Rather than transformative revelation from God, religion has become a utility for enhancing a teenager's life. Smith and Denton lay out the five points of MTD:

1. A God exists who created and ordered the world and watches over human life on earth.
2. God wants people to be good, nice, and fair to each other, as taught in the Bible and by most world religions.
3. The central goal of life is to be happy and to feel good about oneself.
4. God does not need to be particularly involved in one's life except when God is needed to resolve a problem.
5. Good people go to heaven when they die.

Surely American teenagers did not invent this new religion. A quick scan of bestseller lists, television guides, or public school curricula will reveal MTD's appeal. Indeed, the God of MTD sounds like the "cool parent" teenagers adore.

Obviously, we've got some weak and bad theology. But other than that, I'm wrestling with the two parts I bolded above.

I'm wondering about the connection between revelation and transformation. If we saw "our religion" as revelatory, would it be more transformative?

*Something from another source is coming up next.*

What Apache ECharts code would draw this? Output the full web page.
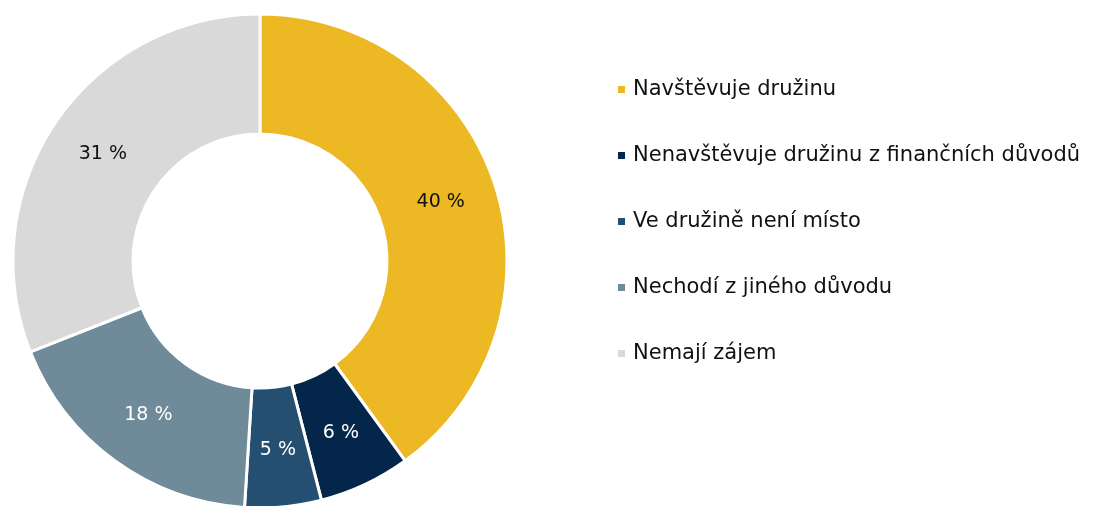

And, secondly, if teenagers are expressing spiritual views they've learned, what are we teaching our kids about God and what a relationship with Him entails? What are they hearing at home? What are they seeing in your life as a parent? Is it the kind of transformation that comes from revelation?

I'm going to chew on this some more, but what do you think...?

1 comments - add yours!:

montrosemama said...

Yes, I agree with this critique on MTD. Many of the problems in the Christian community are because our religion is not transitory enough. God is not taught to be holy, transcendent in his glory and power. Everything comes down from this one absolutely necessary truth! Then, due to His holiness and our depravity, the fact that He saves anyone, and changes anyone's life is absolutely a miracle! Christianity is taught from a human "fix your life" standpoint instead of an act of God's sovereign grace, and salvation is from Him alone, and not anything to do with man's choice!